- Requirement -
Each line of the material must be returned exactly.

- Available data -
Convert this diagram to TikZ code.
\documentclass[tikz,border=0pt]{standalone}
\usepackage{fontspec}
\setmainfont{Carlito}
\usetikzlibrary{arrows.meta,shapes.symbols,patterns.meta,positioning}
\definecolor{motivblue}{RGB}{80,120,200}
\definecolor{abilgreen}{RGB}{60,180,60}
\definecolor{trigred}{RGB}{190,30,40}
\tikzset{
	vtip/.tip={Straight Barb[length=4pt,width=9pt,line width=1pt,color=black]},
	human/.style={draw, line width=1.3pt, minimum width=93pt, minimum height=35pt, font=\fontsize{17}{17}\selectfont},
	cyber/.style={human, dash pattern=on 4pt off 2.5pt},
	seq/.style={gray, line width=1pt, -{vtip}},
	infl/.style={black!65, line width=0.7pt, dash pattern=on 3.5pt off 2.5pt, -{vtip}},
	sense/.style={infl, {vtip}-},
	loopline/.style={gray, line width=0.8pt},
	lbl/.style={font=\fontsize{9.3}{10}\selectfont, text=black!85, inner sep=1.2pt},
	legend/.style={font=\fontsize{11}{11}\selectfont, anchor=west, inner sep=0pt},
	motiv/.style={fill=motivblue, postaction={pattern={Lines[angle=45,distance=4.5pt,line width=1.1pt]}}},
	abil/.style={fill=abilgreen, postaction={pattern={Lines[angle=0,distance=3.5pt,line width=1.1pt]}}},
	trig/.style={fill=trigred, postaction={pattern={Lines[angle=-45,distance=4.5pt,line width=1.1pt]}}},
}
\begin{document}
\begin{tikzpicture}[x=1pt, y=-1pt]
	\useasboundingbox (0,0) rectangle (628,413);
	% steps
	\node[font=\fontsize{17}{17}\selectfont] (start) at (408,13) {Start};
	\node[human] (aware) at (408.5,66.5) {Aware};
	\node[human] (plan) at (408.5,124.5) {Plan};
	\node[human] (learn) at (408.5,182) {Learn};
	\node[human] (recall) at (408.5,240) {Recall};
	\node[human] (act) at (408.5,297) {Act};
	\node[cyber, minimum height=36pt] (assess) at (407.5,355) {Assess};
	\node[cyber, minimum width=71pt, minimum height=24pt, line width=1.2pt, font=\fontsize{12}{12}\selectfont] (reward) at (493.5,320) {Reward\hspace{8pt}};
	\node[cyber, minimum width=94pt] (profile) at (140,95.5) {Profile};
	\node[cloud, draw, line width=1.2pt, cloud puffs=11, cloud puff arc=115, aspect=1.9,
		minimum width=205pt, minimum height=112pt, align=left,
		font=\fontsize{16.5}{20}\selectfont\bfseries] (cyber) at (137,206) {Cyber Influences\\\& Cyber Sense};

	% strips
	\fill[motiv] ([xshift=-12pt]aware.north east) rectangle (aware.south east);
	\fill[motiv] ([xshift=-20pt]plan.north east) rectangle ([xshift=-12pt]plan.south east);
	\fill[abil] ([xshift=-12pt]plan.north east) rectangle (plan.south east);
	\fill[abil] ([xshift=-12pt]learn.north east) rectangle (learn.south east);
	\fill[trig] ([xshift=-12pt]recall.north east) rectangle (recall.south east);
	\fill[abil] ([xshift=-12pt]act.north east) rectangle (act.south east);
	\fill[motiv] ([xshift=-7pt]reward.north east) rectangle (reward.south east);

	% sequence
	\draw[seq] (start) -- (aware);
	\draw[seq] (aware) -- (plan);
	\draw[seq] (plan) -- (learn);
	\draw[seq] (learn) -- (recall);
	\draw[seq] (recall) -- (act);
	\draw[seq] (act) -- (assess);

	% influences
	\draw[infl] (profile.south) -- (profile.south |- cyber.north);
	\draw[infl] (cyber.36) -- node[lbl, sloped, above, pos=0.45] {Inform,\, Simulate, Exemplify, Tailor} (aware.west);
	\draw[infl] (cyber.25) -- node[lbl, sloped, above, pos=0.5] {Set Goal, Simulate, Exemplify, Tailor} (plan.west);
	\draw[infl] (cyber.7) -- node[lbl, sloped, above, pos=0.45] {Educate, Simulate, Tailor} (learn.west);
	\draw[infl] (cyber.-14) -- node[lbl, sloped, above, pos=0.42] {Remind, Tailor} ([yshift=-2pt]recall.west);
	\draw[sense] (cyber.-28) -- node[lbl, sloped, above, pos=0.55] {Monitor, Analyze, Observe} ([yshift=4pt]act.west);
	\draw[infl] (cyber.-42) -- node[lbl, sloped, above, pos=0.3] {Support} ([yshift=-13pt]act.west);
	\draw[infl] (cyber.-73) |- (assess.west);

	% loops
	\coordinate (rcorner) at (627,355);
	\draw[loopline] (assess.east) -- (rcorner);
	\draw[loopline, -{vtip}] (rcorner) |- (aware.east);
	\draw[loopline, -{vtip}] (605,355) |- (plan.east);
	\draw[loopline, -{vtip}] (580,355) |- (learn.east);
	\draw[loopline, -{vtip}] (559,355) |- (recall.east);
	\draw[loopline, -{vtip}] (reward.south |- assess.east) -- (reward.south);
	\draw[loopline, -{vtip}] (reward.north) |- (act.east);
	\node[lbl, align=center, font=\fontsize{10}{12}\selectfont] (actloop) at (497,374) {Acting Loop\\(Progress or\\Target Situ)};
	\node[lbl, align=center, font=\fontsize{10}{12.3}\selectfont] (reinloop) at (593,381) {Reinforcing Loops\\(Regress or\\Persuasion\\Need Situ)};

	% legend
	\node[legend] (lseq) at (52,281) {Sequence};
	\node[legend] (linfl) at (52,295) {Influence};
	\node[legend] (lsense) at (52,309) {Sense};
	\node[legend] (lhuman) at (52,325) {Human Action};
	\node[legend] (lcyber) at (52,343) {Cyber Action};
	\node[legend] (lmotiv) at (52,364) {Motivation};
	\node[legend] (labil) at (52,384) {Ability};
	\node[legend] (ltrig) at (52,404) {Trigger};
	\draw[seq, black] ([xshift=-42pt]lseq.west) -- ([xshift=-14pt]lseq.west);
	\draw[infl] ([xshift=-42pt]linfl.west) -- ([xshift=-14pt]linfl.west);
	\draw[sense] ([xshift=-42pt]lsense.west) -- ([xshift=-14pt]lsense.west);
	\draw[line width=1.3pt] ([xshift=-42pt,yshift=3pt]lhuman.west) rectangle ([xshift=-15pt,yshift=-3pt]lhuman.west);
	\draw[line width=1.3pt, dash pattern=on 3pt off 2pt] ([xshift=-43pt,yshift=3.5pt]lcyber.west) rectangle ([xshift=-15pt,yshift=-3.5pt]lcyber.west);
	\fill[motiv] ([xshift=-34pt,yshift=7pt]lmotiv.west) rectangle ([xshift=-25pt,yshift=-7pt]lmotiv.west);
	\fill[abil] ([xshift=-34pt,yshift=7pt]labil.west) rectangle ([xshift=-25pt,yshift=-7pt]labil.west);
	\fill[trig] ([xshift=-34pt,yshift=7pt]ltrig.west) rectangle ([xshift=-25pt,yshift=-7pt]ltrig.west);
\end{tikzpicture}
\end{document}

- Output of the task -
Convert this diagram to TikZ code.
\documentclass[tikz,border=0pt]{standalone}
\usepackage{fontspec}
\setmainfont{Carlito}
\usetikzlibrary{arrows.meta,shapes.symbols,patterns.meta,positioning}
\definecolor{motivblue}{RGB}{80,120,200}
\definecolor{abilgreen}{RGB}{60,180,60}
\definecolor{trigred}{RGB}{190,30,40}
\tikzset{
	vtip/.tip={Straight Barb[length=4pt,width=9pt,line width=1pt,color=black]},
	human/.style={draw, line width=1.3pt, minimum width=93pt, minimum height=35pt, font=\fontsize{17}{17}\selectfont},
	cyber/.style={human, dash pattern=on 4pt off 2.5pt},
	seq/.style={gray, line width=1pt, -{vtip}},
	infl/.style={black!65, line width=0.7pt, dash pattern=on 3.5pt off 2.5pt, -{vtip}},
	sense/.style={infl, {vtip}-},
	loopline/.style={gray, line width=0.8pt},
	lbl/.style={font=\fontsize{9.3}{10}\selectfont, text=black!85, inner sep=1.2pt},
	legend/.style={font=\fontsize{11}{11}\selectfont, anchor=west, inner sep=0pt},
	motiv/.style={fill=motivblue, postaction={pattern={Lines[angle=45,distance=4.5pt,line width=1.1pt]}}},
	abil/.style={fill=abilgreen, postaction={pattern={Lines[angle=0,distance=3.5pt,line width=1.1pt]}}},
	trig/.style={fill=trigred, postaction={pattern={Lines[angle=-45,distance=4.5pt,line width=1.1pt]}}},
}
\begin{document}
\begin{tikzpicture}[x=1pt, y=-1pt]
	\useasboundingbox (0,0) rectangle (628,413);
	% steps
	\node[font=\fontsize{17}{17}\selectfont] (start) at (408,13) {Start};
	\node[human] (aware) at (408.5,66.5) {Aware};
	\node[human] (plan) at (408.5,124.5) {Plan};
	\node[human] (learn) at (408.5,182) {Learn};
	\node[human] (recall) at (408.5,240) {Recall};
	\node[human] (act) at (408.5,297) {Act};
	\node[cyber, minimum height=36pt] (assess) at (407.5,355) {Assess};
	\node[cyber, minimum width=71pt, minimum height=24pt, line width=1.2pt, font=\fontsize{12}{12}\selectfont] (reward) at (493.5,320) {Reward\hspace{8pt}};
	\node[cyber, minimum width=94pt] (profile) at (140,95.5) {Profile};
	\node[cloud, draw, line width=1.2pt, cloud puffs=11, cloud puff arc=115, aspect=1.9,
		minimum width=205pt, minimum height=112pt, align=left,
		font=\fontsize{16.5}{20}\selectfont\bfseries] (cyber) at (137,206) {Cyber Influences\\\& Cyber Sense};

	% strips
	\fill[motiv] ([xshift=-12pt]aware.north east) rectangle (aware.south east);
	\fill[motiv] ([xshift=-20pt]plan.north east) rectangle ([xshift=-12pt]plan.south east);
	\fill[abil] ([xshift=-12pt]plan.north east) rectangle (plan.south east);
	\fill[abil] ([xshift=-12pt]learn.north east) rectangle (learn.south east);
	\fill[trig] ([xshift=-12pt]recall.north east) rectangle (recall.south east);
	\fill[abil] ([xshift=-12pt]act.north east) rectangle (act.south east);
	\fill[motiv] ([xshift=-7pt]reward.north east) rectangle (reward.south east);

	% sequence
	\draw[seq] (start) -- (aware);
	\draw[seq] (aware) -- (plan);
	\draw[seq] (plan) -- (learn);
	\draw[seq] (learn) -- (recall);
	\draw[seq] (recall) -- (act);
	\draw[seq] (act) -- (assess);

	% influences
	\draw[infl] (profile.south) -- (profile.south |- cyber.north);
	\draw[infl] (cyber.36) -- node[lbl, sloped, above, pos=0.45] {Inform,\, Simulate, Exemplify, Tailor} (aware.west);
	\draw[infl] (cyber.25) -- node[lbl, sloped, above, pos=0.5] {Set Goal, Simulate, Exemplify, Tailor} (plan.west);
	\draw[infl] (cyber.7) -- node[lbl, sloped, above, pos=0.45] {Educate, Simulate, Tailor} (learn.west);
	\draw[infl] (cyber.-14) -- node[lbl, sloped, above, pos=0.42] {Remind, Tailor} ([yshift=-2pt]recall.west);
	\draw[sense] (cyber.-28) -- node[lbl, sloped, above, pos=0.55] {Monitor, Analyze, Observe} ([yshift=4pt]act.west);
	\draw[infl] (cyber.-42) -- node[lbl, sloped, above, pos=0.3] {Support} ([yshift=-13pt]act.west);
	\draw[infl] (cyber.-73) |- (assess.west);

	% loops
	\coordinate (rcorner) at (627,355);
	\draw[loopline] (assess.east) -- (rcorner);
	\draw[loopline, -{vtip}] (rcorner) |- (aware.east);
	\draw[loopline, -{vtip}] (605,355) |- (plan.east);
	\draw[loopline, -{vtip}] (580,355) |- (learn.east);
	\draw[loopline, -{vtip}] (559,355) |- (recall.east);
	\draw[loopline, -{vtip}] (reward.south |- assess.east) -- (reward.south);
	\draw[loopline, -{vtip}] (reward.north) |- (act.east);
	\node[lbl, align=center, font=\fontsize{10}{12}\selectfont] (actloop) at (497,374) {Acting Loop\\(Progress or\\Target Situ)};
	\node[lbl, align=center, font=\fontsize{10}{12.3}\selectfont] (reinloop) at (593,381) {Reinforcing Loops\\(Regress or\\Persuasion\\Need Situ)};

	% legend
	\node[legend] (lseq) at (52,281) {Sequence};
	\node[legend] (linfl) at (52,295) {Influence};
	\node[legend] (lsense) at (52,309) {Sense};
	\node[legend] (lhuman) at (52,325) {Human Action};
	\node[legend] (lcyber) at (52,343) {Cyber Action};
	\node[legend] (lmotiv) at (52,364) {Motivation};
	\node[legend] (labil) at (52,384) {Ability};
	\node[legend] (ltrig) at (52,404) {Trigger};
	\draw[seq, black] ([xshift=-42pt]lseq.west) -- ([xshift=-14pt]lseq.west);
	\draw[infl] ([xshift=-42pt]linfl.west) -- ([xshift=-14pt]linfl.west);
	\draw[sense] ([xshift=-42pt]lsense.west) -- ([xshift=-14pt]lsense.west);
	\draw[line width=1.3pt] ([xshift=-42pt,yshift=3pt]lhuman.west) rectangle ([xshift=-15pt,yshift=-3pt]lhuman.west);
	\draw[line width=1.3pt, dash pattern=on 3pt off 2pt] ([xshift=-43pt,yshift=3.5pt]lcyber.west) rectangle ([xshift=-15pt,yshift=-3.5pt]lcyber.west);
	\fill[motiv] ([xshift=-34pt,yshift=7pt]lmotiv.west) rectangle ([xshift=-25pt,yshift=-7pt]lmotiv.west);
	\fill[abil] ([xshift=-34pt,yshift=7pt]labil.west) rectangle ([xshift=-25pt,yshift=-7pt]labil.west);
	\fill[trig] ([xshift=-34pt,yshift=7pt]ltrig.west) rectangle ([xshift=-25pt,yshift=-7pt]ltrig.west);
\end{tikzpicture}
\end{document}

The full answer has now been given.